Qui, enfant, n’a pas joué au restaurant, comme on joue à l’école ou au docteur ? C’est comme si le service de table faisait partie de notre ADN et on oublie souvent qu’il s’agit en fait d’un métier qui nécessite de multiples apprentissages. Dans la nouvelle production L’Envers, de la compagnie Parabole, la jeune serveuse en entraînement, Emmanuelle (Laura Amar), l’apprend rapidement à ses dépens.

L’œuvre met en scène les employés d’un restaurant italien, le Gattuso, qui, lors d’une soirée aux allures apocalyptiques, se retrouvent rapidement plongés dans l’eau chaude. Alors que la cheffe des cuisines, Sandra (Nadia Girard Eddahia), tarde à donner signe de vie, le sous-chef, Oli dit La Sauce (Vincent Massé-Gagné), le commis débarrasseur communément appelé le busboy, Francis (Silviu Vincent Legault), et le gérant, Mark (Jocelyn Paré), vivent une soirée qui vire au cauchemar pendant que la nouvelle serveuse peine à trouver ses repères. Et l’arrivée du propriétaire, Aldo (Maxime Perron), dans un restaurant bondé, n’est pas pour faciliter les choses.

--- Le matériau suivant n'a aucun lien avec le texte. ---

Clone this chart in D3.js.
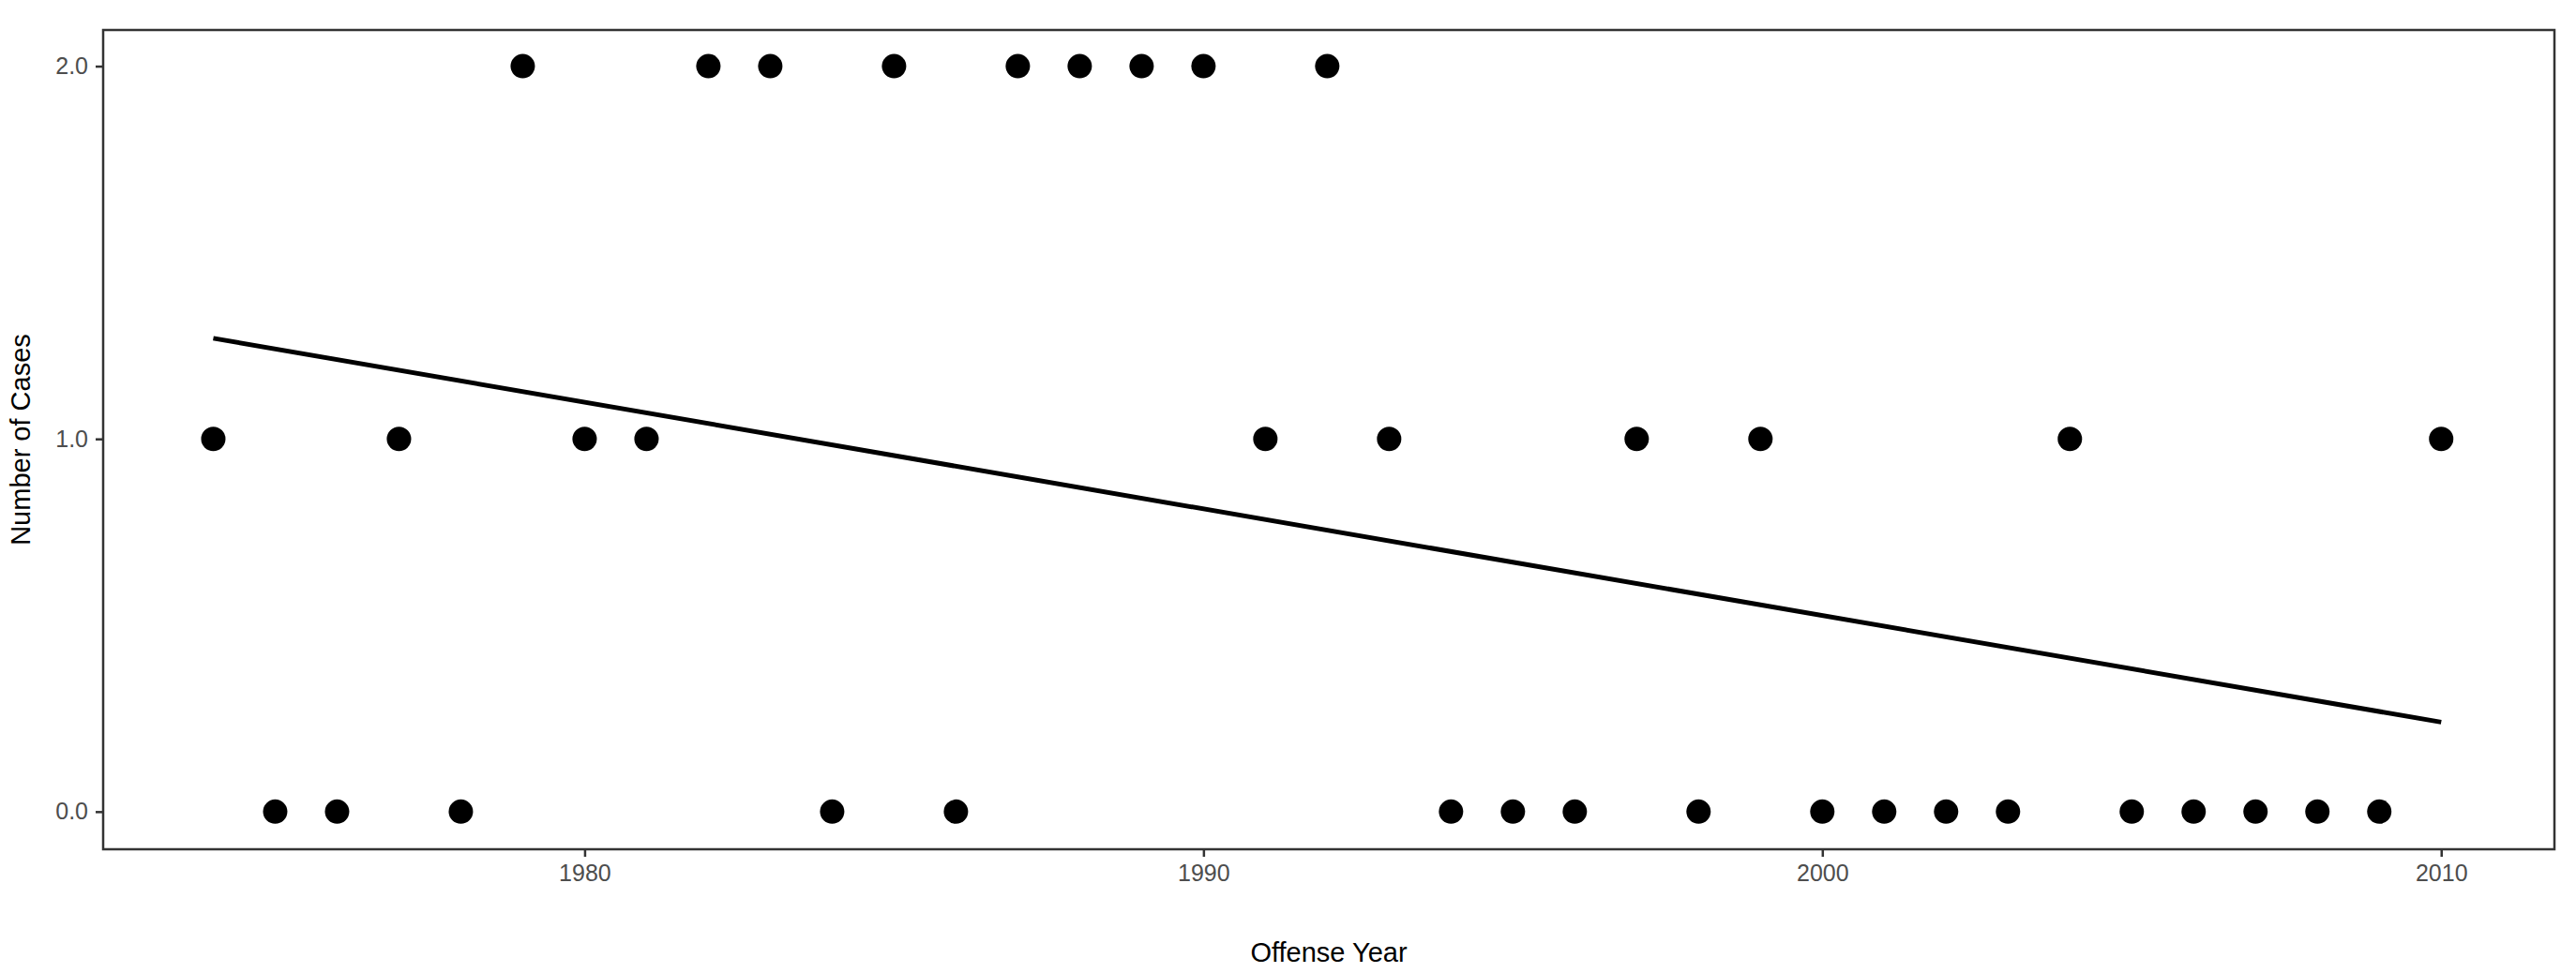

Comédie de situation, la pièce mise sur l’action plutôt que sur le caractère des personnages. Le texte et la mise en scène de Blanche Gionet-Lavigne sont tissés de plusieurs fils dramatiques qui créent des scènes loufoques, étranges ou farfelues, et qui parfois tournent court. Ancré dans un environnement un peu particulier, le restaurant résiste à l’opération de démolition que les frères du propriétaire, les Gattuso, ont entreprise dans le quartier. Bruits de marteau-piqueur, déflagrations et secousses se mélangent à la musique d’ambiance, au brouhaha des clients et aux coups de gueule du personnel qui n’a pas été payé depuis quelque temps. Le climat chargé de confusion se veut cocasse et l’histoire flirte avec le grotesque : alors que les habitations s’effondrent dans la rue et que les résidents expropriés ont dressé des abris de fortune en criant famine, dehors des clients rageurs font la file pour venir manger au restaurant. Certaines scènes suscitent le rire, mais, dans le contexte actuel de la guerre en Ukraine, elles perdent de leur efficacité en revêtant malheureusement une tout autre signification.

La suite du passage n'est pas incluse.